>> BEGIN Dataset extract

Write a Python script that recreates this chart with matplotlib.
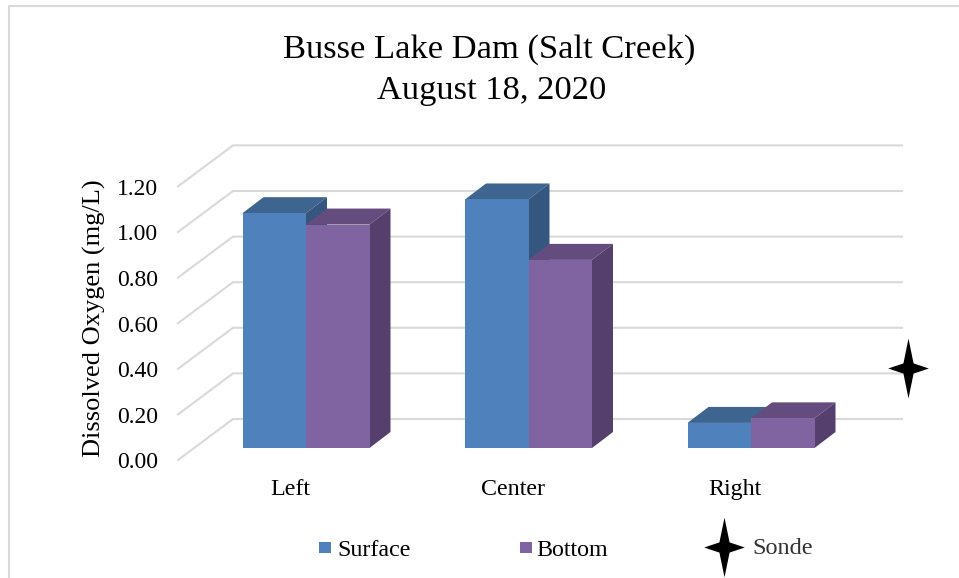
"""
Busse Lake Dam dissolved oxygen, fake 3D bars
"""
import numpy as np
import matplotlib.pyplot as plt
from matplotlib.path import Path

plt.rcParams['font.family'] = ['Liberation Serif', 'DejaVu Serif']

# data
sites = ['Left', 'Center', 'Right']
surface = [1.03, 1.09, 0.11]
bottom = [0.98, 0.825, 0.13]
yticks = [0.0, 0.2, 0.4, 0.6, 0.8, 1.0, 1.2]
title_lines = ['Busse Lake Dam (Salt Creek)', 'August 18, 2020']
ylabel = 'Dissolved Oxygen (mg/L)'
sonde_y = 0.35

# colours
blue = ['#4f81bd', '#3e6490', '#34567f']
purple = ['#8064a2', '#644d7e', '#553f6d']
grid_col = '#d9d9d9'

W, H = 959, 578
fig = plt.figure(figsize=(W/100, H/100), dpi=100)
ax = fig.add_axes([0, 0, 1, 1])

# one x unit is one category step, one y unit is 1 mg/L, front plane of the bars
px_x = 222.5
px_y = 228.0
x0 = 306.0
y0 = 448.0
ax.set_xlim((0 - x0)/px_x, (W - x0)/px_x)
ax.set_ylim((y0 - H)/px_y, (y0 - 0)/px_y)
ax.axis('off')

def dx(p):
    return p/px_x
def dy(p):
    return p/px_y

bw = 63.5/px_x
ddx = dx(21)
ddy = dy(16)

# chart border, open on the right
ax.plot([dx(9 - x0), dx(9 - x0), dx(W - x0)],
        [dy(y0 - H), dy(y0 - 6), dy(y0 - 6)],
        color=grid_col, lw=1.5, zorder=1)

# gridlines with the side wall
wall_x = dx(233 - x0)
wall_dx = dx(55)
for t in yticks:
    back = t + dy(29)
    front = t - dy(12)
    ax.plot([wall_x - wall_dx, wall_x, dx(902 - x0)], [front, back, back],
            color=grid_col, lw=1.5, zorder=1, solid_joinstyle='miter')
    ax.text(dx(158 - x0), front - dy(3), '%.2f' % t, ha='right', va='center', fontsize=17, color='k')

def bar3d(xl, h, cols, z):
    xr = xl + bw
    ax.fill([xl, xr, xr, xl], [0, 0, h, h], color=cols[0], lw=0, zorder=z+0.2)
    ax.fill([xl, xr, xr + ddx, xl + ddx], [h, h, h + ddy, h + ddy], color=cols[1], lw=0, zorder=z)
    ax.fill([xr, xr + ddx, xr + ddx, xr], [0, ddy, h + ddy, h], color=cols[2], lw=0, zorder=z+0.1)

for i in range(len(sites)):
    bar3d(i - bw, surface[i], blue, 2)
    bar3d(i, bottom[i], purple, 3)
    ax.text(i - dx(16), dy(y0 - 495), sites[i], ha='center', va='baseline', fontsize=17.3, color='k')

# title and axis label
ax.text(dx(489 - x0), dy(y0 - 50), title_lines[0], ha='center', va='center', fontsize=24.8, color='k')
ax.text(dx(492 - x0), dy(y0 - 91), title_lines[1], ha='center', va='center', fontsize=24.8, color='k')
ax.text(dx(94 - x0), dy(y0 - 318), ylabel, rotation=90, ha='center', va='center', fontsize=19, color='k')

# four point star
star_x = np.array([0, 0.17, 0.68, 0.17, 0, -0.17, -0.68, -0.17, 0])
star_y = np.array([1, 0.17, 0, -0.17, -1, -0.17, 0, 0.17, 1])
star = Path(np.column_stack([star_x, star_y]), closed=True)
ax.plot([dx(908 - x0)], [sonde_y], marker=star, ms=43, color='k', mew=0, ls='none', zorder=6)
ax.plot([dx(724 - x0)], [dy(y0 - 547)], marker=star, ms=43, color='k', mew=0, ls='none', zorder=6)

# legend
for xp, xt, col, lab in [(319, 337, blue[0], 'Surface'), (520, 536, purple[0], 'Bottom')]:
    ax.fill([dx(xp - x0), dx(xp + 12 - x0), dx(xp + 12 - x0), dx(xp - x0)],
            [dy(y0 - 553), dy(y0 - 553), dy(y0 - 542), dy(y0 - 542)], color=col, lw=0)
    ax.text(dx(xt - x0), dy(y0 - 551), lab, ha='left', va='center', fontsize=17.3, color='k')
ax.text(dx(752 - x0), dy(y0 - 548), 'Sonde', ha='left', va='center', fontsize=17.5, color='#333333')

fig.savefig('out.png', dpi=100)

>> END Dataset extract

Without the pictures, please reproduce each line of the listing above exactly, from the first one through the line bearing "grid_col = '#d9d9d9'".

Write a Python script that recreates this chart with matplotlib.
"""
Busse Lake Dam dissolved oxygen, fake 3D bars
"""
import numpy as np
import matplotlib.pyplot as plt
from matplotlib.path import Path

plt.rcParams['font.family'] = ['Liberation Serif', 'DejaVu Serif']

# data
sites = ['Left', 'Center', 'Right']
surface = [1.03, 1.09, 0.11]
bottom = [0.98, 0.825, 0.13]
yticks = [0.0, 0.2, 0.4, 0.6, 0.8, 1.0, 1.2]
title_lines = ['Busse Lake Dam (Salt Creek)', 'August 18, 2020']
ylabel = 'Dissolved Oxygen (mg/L)'
sonde_y = 0.35

# colours
blue = ['#4f81bd', '#3e6490', '#34567f']
purple = ['#8064a2', '#644d7e', '#553f6d']
grid_col = '#d9d9d9'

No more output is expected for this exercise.